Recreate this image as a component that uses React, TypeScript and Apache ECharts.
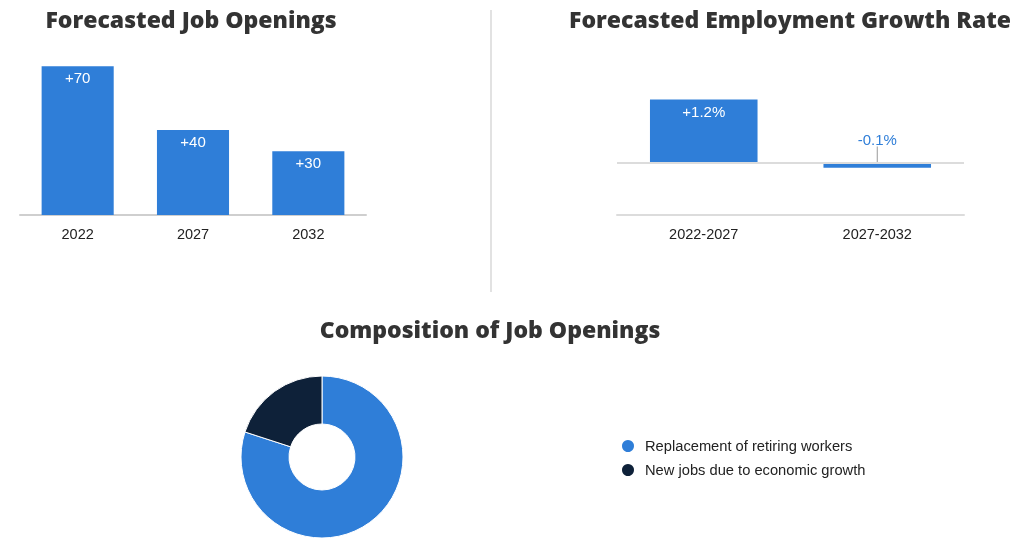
import React, { useEffect, useRef } from "react";
import * as echarts from "echarts";

const openingYears = ["2022", "2027", "2032"];
const openingValues = [70, 40, 30];
const growthPeriods = ["2022-2027", "2027-2032"];
const growthValues = [1.2, -0.1];
const compositionNames = ["Replacement of retiring workers", "New jobs due to economic growth"];
const compositionValues = [80, 20];

const BLUE = "#2F7ED8";
const NAVY = "#0E2139";
const TITLE_FONT = "'Open Sans', 'Noto Sans', sans-serif";
const LABEL_FONT = "'Liberation Sans', Arial, sans-serif";

export default function App() {
  const ref = useRef<HTMLDivElement>(null);
  useEffect(() => {
    const chart = echarts.init(ref.current!, null, { renderer: "svg" });
    const titleStyle = { fontFamily: TITLE_FONT, fontWeight: 800, fontSize: 23, color: "#333" };
    const axisLabel = { color: "#222", fontSize: 14.5, fontFamily: LABEL_FONT, margin: 11 };
    chart.setOption({
      animation: false,
      title: [
        { text: "Forecasted Job Openings", left: 191, top: 7, textAlign: "center", padding: 0, textStyle: titleStyle },
        { text: "Forecasted Employment Growth Rate", left: 790, top: 7, textAlign: "center", padding: 0, textStyle: titleStyle },
        { text: "Composition of Job Openings", left: 490, top: 317, textAlign: "center", padding: 0, textStyle: titleStyle },
      ],
      graphic: [
        { type: "line", shape: { x1: 491, y1: 10, x2: 491, y2: 292 }, style: { stroke: "#e2e2e2", lineWidth: 2 } },
      ],
      grid: [
        { left: 20, top: 45, width: 346, height: 170 },
        { left: 617, top: 57.5, width: 347, height: 157.5 },
      ],
      xAxis: [
        {
          gridIndex: 0, type: "category", data: openingYears,
          axisTick: { show: false },
          axisLine: { lineStyle: { color: "#cfcfcf", width: 2 } },
          axisLabel,
        },
        {
          gridIndex: 1, type: "category", data: growthPeriods,
          axisTick: { show: false },
          axisLine: { onZero: false, lineStyle: { color: "#dcdcdc", width: 2 } },
          axisLabel,
        },
      ],
      yAxis: [
        { gridIndex: 0, type: "value", min: 0, max: 80, show: false },
        { gridIndex: 1, type: "value", min: -1, max: 2, show: false },
      ],
      legend: {
        orient: "vertical", left: 615, top: 433, icon: "circle",
        itemWidth: 24, itemHeight: 14, itemGap: 8,
        data: compositionNames,
        textStyle: { color: "#222", fontSize: 14.7, fontFamily: LABEL_FONT },
      },
      series: [
        {
          type: "bar", xAxisIndex: 0, yAxisIndex: 0, barWidth: "62.5%",
          data: openingValues,
          itemStyle: { color: BLUE },
          label: {
            show: true, position: "insideTop", distance: 4, color: "#fff",
            fontSize: 15, fontFamily: LABEL_FONT,
            formatter: (p: any) => "+" + p.value,
          },
        },
        {
          type: "bar", xAxisIndex: 1, yAxisIndex: 1, barWidth: "62%",
          data: growthValues.map((v) =>
            v >= 0
              ? { value: v, label: { position: "insideTop", color: "#fff" }, labelLine: { show: false } }
              : { value: v, label: { position: "top", color: BLUE }, labelLine: { show: true } }
          ),
          itemStyle: { color: BLUE },
          label: {
            show: true, distance: 4, fontSize: 15, fontFamily: LABEL_FONT,
            formatter: (p: any) => (p.value > 0 ? "+" : "") + p.value + "%",
          },
          labelLayout: (p: any) => (p.dataIndex === 1 ? { dy: -12 } : {}),
          labelLine: { lineStyle: { color: "#999", width: 1 } },
          markLine: {
            silent: true, symbol: "none", label: { show: false },
            lineStyle: { color: "#dcdcdc", type: "solid", width: 2 },
            data: [{ yAxis: 0 }],
          },
        },
        {
          type: "pie", center: [322, 457], radius: [33, 81],
          label: { show: false }, labelLine: { show: false },
          itemStyle: { borderColor: "#fff", borderWidth: 1 },
          data: compositionNames.map((n, i) => ({
            name: n, value: compositionValues[i],
            itemStyle: { color: i === 0 ? BLUE : NAVY },
          })),
        },
      ],
    });
    return () => chart.dispose();
  }, []);
  return <div ref={ref} style={{ position: "fixed", left: 0, top: 0, width: 1010, height: 538 }} />;
}
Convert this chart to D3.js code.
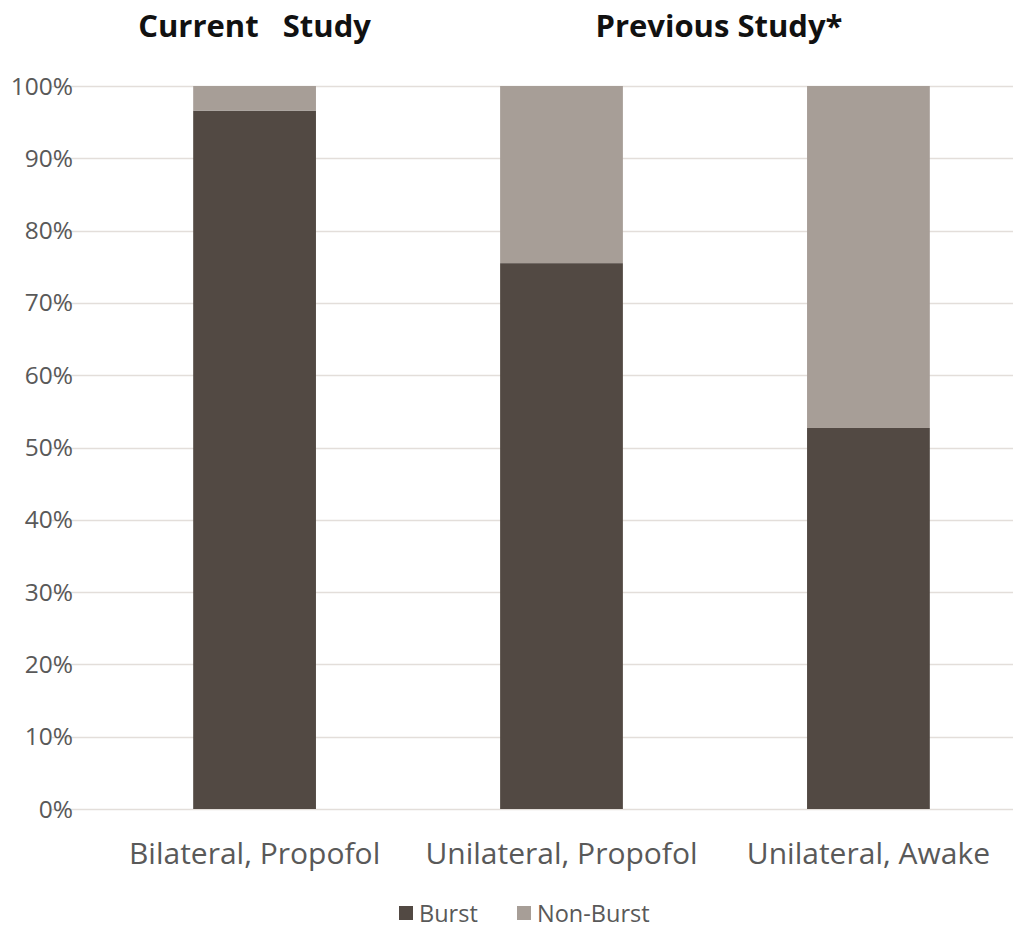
<!DOCTYPE html>
<html>
<head>
<meta charset="utf-8">
<script src="https://cdn.jsdelivr.net/npm/d3@7"></script>
<style>
  html, body { margin: 0; padding: 0; background: #fff; }
  svg { display: block; }
</style>
</head>
<body>
<svg id="chart" width="1013" height="928"></svg>
<script>
// Data
const categories = ["Bilateral, Propofol", "Unilateral, Propofol", "Unilateral, Awake"];
const burst = [96.6, 75.5, 52.7];
const nonBurst = [3.4, 24.5, 47.3];
const seriesNames = ["Burst", "Non-Burst"];
const yTicks = [0, 10, 20, 30, 40, 50, 60, 70, 80, 90, 100];
const groupTitles = ["Current   Study", "Previous Study*"];

const colors = { "Burst": "#524943", "Non-Burst": "#a79e97" };
const font = "'Open Sans', 'Noto Sans', sans-serif";

const svg = d3.select("#chart");
const W = 1013, H = 928;
const plotTop = 86, plotBottom = 809, gridLeft = 52;

const x = d3.scaleBand()
  .domain(categories)
  .range([52, 1071])
  .paddingInner(0.6)
  .paddingOuter(0.46);

const y = d3.scaleLinear().domain([0, 100]).range([plotBottom, plotTop]);

// Gridlines
svg.append("g").selectAll("line")
  .data(yTicks)
  .join("line")
  .attr("x1", gridLeft).attr("x2", W)
  .attr("y1", d => Math.round(y(d)) + 0.5).attr("y2", d => Math.round(y(d)) + 0.5)
  .attr("stroke", "#e3deda")
  .attr("stroke-width", 1.5);

// Y axis labels
const yAxis = d3.axisLeft(y).tickValues(yTicks).tickFormat(d => d + "%").tickSize(0).tickPadding(0);
const yg = svg.append("g").attr("transform", "translate(73,0)").call(yAxis);
yg.select(".domain").remove();
yg.selectAll("text")
  .attr("font-family", font)
  .attr("font-size", 24.5)
  .attr("fill", "#595959")
  .attr("dy", 8);

// Stacked bars
const rows = categories.map((c, i) => ({ cat: c, "Burst": burst[i], "Non-Burst": nonBurst[i] }));
const stack = d3.stack().keys(seriesNames)(rows);

svg.append("g").selectAll("g")
  .data(stack)
  .join("g")
  .attr("fill", d => colors[d.key])
  .selectAll("rect")
  .data(d => d)
  .join("rect")
  .attr("x", d => x(d.data.cat))
  .attr("width", x.bandwidth())
  .attr("y", d => y(d[1]))
  .attr("height", d => y(d[0]) - y(d[1]));

// Category labels
const xAxis = d3.axisBottom(x).tickSize(0).tickPadding(0);
const xg = svg.append("g").attr("transform", `translate(0,${plotBottom})`).call(xAxis);
xg.select(".domain").remove();
xg.selectAll("text")
  .attr("font-family", font)
  .attr("font-size", 30)
  .attr("fill", "#595959")
  .attr("y", 55)
  .attr("dy", 0);

// Group titles
const titleX = [
  x(categories[0]) + x.bandwidth() / 2,
  (x(categories[1]) + x(categories[2]) + x.bandwidth()) / 2 + 4
];
svg.append("g").selectAll("text")
  .data(groupTitles)
  .join("text")
  .attr("x", (d, i) => titleX[i])
  .attr("y", 37)
  .attr("text-anchor", "middle")
  .attr("font-family", font)
  .attr("font-weight", "bold")
  .attr("font-size", 31)
  .attr("fill", "#111")
  .style("white-space", "pre")
  .text(d => d);

// Legend
const legend = svg.append("g").attr("transform", "translate(0,922)");
const legendItems = [
  { name: "Burst", x: 399 },
  { name: "Non-Burst", x: 517 }
];
const li = legend.selectAll("g").data(legendItems).join("g")
  .attr("transform", d => `translate(${d.x},0)`);
li.append("rect")
  .attr("x", 0).attr("y", -16)
  .attr("width", 14).attr("height", 14)
  .attr("fill", d => colors[d.name]);
li.append("text")
  .attr("x", 20).attr("y", 0)
  .attr("font-family", font)
  .attr("font-size", 23.5)
  .attr("fill", "#595959")
  .text(d => d.name);
</script>
</body>
</html>
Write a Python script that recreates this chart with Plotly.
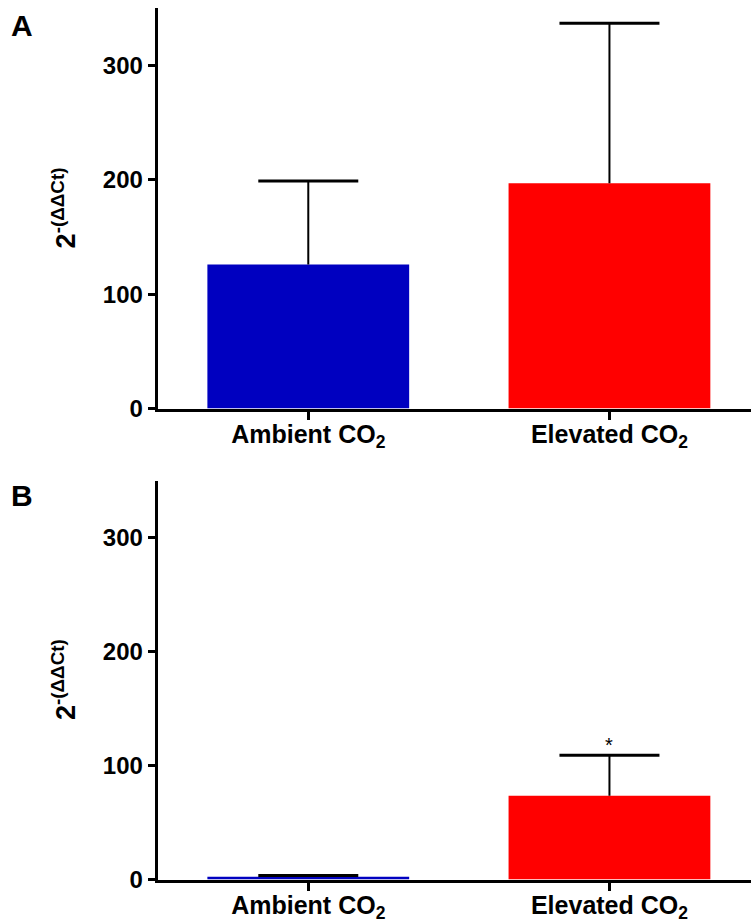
====
Task description
Keep to the lines between the line with "Convert this chart to D3.js code." and the line with "const plotTop = 86, plotBottom", inclusive, and transcribe them without pictures.

Exercise answer
Convert this chart to D3.js code.
<!DOCTYPE html>
<html>
<head>
<meta charset="utf-8">
<script src="https://cdn.jsdelivr.net/npm/d3@7"></script>
<style>
  html, body { margin: 0; padding: 0; background: #fff; }
  svg { display: block; }
</style>
</head>
<body>
<svg id="chart" width="1013" height="928"></svg>
<script>
// Data
const categories = ["Bilateral, Propofol", "Unilateral, Propofol", "Unilateral, Awake"];
const burst = [96.6, 75.5, 52.7];
const nonBurst = [3.4, 24.5, 47.3];
const seriesNames = ["Burst", "Non-Burst"];
const yTicks = [0, 10, 20, 30, 40, 50, 60, 70, 80, 90, 100];
const groupTitles = ["Current   Study", "Previous Study*"];

const colors = { "Burst": "#524943", "Non-Burst": "#a79e97" };
const font = "'Open Sans', 'Noto Sans', sans-serif";

const svg = d3.select("#chart");
const W = 1013, H = 928;
const plotTop = 86, plotBottom = 809, gridLeft = 52;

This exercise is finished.